(A run of records)
★ ★ ★ ★ ★
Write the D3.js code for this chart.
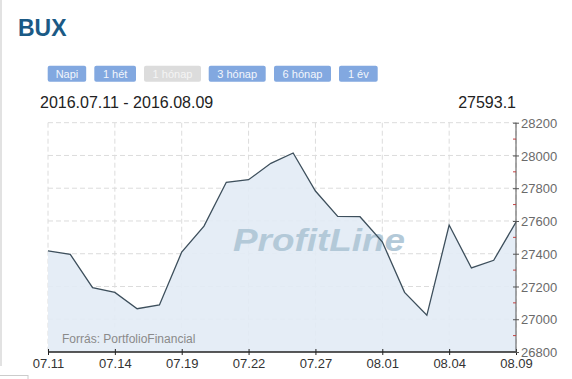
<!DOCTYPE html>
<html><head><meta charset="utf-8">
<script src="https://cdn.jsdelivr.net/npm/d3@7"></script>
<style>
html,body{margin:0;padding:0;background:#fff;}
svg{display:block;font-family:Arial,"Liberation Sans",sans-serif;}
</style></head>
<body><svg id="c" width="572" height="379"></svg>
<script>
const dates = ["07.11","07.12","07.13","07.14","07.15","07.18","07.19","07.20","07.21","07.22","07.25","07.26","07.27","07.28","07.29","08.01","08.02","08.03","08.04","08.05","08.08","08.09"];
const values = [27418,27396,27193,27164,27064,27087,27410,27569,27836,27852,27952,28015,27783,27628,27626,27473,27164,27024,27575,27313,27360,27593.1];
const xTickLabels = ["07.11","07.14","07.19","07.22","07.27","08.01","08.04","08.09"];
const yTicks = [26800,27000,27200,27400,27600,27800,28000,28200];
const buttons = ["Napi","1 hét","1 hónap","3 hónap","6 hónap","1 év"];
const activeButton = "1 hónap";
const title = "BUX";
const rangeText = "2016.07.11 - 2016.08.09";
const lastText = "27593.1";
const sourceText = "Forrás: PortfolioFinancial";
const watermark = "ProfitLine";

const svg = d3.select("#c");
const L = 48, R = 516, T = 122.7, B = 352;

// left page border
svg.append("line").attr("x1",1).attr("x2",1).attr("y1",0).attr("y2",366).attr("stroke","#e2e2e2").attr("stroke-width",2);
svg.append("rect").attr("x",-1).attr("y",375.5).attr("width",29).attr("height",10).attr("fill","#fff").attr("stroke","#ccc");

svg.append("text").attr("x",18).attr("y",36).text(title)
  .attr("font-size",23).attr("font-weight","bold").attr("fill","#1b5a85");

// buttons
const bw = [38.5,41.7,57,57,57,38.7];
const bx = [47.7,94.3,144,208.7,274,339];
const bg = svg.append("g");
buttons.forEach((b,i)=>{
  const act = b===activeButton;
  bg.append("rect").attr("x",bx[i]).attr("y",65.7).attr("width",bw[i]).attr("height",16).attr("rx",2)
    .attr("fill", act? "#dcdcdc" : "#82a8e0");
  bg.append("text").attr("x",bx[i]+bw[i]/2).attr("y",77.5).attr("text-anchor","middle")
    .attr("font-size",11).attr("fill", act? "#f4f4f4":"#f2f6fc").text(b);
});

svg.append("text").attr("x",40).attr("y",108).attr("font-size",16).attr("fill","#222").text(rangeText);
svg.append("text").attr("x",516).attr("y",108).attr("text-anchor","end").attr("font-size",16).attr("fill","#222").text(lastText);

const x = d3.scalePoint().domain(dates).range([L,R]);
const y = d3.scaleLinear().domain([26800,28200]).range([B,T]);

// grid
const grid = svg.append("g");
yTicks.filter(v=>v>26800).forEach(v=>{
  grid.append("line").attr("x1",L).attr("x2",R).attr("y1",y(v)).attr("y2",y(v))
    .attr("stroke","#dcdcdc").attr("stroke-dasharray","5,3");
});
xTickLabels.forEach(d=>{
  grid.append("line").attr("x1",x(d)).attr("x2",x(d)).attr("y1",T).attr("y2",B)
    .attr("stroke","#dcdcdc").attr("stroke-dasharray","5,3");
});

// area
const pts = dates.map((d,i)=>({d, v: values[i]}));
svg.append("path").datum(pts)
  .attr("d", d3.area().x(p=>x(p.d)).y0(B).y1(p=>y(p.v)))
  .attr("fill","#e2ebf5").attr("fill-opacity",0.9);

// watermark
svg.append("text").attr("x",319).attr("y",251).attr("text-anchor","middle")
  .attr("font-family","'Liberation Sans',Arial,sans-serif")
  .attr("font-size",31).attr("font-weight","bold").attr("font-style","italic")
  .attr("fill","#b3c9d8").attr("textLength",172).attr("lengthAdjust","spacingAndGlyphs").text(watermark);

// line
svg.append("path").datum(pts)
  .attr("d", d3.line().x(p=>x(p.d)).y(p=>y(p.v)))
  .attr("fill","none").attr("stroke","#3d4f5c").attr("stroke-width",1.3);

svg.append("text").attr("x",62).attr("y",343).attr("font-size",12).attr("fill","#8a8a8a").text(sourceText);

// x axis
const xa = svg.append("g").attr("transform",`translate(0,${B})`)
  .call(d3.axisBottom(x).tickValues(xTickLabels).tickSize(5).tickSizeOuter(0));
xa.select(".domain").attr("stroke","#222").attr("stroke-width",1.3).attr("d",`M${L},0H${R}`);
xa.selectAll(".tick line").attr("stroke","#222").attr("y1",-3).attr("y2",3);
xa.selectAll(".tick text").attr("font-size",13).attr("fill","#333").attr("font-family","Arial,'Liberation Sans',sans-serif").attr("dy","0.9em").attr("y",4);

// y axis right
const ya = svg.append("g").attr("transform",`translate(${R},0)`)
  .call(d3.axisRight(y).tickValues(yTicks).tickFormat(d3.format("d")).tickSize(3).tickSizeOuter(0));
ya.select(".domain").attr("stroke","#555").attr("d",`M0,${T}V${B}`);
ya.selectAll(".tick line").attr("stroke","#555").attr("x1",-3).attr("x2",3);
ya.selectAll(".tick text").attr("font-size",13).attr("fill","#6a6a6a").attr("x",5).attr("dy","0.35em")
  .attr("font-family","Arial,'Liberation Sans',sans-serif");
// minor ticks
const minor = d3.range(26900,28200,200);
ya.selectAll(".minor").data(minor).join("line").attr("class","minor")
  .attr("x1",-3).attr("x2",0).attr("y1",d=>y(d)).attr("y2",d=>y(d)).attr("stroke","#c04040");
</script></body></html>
★ ★ ★ ★ ★
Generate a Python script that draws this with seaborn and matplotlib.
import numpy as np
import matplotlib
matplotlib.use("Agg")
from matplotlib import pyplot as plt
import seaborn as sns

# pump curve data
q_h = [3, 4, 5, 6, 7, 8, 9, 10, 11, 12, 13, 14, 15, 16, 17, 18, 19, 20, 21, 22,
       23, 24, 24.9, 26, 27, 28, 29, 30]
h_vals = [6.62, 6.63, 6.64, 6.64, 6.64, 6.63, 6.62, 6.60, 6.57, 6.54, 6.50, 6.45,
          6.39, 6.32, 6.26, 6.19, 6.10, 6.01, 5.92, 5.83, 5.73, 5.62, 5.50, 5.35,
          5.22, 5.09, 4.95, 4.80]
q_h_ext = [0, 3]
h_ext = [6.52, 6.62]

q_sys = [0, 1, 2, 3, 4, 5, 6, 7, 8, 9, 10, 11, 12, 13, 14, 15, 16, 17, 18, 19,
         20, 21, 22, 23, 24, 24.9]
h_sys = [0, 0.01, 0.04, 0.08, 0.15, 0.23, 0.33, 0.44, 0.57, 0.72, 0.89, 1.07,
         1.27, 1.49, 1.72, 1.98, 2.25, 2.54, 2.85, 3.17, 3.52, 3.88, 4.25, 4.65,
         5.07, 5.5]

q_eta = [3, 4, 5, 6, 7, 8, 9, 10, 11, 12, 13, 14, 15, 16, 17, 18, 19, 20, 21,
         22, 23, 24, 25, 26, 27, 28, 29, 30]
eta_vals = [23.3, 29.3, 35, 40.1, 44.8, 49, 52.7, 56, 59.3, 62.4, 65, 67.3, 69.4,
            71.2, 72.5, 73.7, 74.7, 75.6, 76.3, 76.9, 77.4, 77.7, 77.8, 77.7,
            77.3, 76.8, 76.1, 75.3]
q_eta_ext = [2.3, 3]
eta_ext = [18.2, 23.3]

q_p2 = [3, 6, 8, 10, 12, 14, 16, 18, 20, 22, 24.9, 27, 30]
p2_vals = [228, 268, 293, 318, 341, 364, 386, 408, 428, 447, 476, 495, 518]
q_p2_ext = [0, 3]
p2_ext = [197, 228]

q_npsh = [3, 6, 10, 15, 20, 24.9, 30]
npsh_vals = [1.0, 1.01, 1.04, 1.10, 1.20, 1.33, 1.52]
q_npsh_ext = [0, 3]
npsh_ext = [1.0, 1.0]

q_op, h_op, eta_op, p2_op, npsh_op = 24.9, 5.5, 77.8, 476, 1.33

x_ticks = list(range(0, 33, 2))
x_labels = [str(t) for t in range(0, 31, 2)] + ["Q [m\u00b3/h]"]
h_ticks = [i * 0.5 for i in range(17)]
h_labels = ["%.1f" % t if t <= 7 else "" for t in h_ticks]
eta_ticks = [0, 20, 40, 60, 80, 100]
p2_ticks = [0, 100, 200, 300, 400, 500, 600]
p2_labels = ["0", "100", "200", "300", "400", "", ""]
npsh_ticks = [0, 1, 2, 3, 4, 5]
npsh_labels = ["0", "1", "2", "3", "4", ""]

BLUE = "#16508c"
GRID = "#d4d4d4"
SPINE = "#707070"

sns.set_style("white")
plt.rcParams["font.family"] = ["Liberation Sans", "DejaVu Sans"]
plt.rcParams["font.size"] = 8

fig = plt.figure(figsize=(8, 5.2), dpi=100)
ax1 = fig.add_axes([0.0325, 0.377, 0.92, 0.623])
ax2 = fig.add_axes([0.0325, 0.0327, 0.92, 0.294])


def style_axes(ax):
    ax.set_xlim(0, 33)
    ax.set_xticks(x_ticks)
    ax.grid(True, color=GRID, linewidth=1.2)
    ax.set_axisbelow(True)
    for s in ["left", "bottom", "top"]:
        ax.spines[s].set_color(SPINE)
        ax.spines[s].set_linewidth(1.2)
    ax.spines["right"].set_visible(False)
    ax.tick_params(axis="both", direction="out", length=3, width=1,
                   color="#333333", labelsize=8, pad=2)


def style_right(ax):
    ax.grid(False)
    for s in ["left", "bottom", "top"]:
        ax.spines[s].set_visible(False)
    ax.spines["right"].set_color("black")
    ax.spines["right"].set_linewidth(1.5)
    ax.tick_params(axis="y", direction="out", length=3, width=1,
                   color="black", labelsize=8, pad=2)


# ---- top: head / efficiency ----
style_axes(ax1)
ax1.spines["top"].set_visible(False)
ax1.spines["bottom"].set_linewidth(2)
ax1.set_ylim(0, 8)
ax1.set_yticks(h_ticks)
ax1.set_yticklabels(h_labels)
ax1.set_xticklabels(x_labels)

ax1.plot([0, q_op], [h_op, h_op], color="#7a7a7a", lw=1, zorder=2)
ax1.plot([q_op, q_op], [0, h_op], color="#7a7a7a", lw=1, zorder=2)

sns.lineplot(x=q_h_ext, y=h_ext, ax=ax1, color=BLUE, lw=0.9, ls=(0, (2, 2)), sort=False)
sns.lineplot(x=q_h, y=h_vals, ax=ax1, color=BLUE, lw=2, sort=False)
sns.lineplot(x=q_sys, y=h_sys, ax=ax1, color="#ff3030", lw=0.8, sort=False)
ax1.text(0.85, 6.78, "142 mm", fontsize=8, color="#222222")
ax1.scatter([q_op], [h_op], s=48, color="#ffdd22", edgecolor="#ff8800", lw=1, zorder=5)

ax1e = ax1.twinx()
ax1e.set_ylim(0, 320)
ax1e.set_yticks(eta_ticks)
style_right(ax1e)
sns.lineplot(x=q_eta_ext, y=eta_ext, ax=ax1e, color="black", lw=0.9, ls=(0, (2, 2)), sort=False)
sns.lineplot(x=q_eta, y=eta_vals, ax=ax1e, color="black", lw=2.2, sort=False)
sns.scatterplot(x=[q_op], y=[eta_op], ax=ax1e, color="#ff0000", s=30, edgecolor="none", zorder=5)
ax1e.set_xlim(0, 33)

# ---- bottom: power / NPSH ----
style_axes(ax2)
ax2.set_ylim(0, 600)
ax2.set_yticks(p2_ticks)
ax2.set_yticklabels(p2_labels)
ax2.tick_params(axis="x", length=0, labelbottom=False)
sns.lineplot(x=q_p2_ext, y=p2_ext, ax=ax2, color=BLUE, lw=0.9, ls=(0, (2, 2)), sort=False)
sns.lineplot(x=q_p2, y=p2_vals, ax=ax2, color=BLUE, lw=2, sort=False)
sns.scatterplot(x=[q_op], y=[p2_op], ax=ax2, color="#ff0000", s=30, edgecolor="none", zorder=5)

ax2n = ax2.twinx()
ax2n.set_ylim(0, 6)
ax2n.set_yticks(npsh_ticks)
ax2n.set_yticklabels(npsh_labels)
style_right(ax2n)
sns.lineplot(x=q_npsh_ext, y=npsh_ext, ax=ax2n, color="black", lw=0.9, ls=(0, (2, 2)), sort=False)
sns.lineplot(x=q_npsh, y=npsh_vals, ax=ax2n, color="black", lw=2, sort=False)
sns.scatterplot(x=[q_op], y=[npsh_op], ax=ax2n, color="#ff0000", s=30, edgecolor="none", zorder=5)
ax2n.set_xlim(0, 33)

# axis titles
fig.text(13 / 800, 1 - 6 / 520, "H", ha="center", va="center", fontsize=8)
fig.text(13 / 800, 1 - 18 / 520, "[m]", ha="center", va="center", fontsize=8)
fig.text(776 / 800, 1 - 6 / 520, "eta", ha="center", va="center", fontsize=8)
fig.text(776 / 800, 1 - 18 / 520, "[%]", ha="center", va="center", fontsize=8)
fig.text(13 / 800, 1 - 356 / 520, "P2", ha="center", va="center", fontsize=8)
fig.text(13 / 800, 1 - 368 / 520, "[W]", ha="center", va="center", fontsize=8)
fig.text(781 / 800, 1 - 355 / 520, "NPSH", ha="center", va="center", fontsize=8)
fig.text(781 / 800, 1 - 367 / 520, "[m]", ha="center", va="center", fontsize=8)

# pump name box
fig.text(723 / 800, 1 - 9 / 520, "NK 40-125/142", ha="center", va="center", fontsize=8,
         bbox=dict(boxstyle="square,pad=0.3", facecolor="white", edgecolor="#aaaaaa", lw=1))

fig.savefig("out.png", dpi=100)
★ ★ ★ ★ ★
*Exercise*: Copy the lines above exactly, starting with the line that contains "Write the D3.js code for this chart." and ending with the line that contains "const L = 48, R = 516, T = 122.7, B = 352;", and leave out any pictures.

*Finished answer*:
Write the D3.js code for this chart.
<!DOCTYPE html>
<html><head><meta charset="utf-8">
<script src="https://cdn.jsdelivr.net/npm/d3@7"></script>
<style>
html,body{margin:0;padding:0;background:#fff;}
svg{display:block;font-family:Arial,"Liberation Sans",sans-serif;}
</style></head>
<body><svg id="c" width="572" height="379"></svg>
<script>
const dates = ["07.11","07.12","07.13","07.14","07.15","07.18","07.19","07.20","07.21","07.22","07.25","07.26","07.27","07.28","07.29","08.01","08.02","08.03","08.04","08.05","08.08","08.09"];
const values = [27418,27396,27193,27164,27064,27087,27410,27569,27836,27852,27952,28015,27783,27628,27626,27473,27164,27024,27575,27313,27360,27593.1];
const xTickLabels = ["07.11","07.14","07.19","07.22","07.27","08.01","08.04","08.09"];
const yTicks = [26800,27000,27200,27400,27600,27800,28000,28200];
const buttons = ["Napi","1 hét","1 hónap","3 hónap","6 hónap","1 év"];
const activeButton = "1 hónap";
const title = "BUX";
const rangeText = "2016.07.11 - 2016.08.09";
const lastText = "27593.1";
const sourceText = "Forrás: PortfolioFinancial";
const watermark = "ProfitLine";

const svg = d3.select("#c");
const L = 48, R = 516, T = 122.7, B = 352;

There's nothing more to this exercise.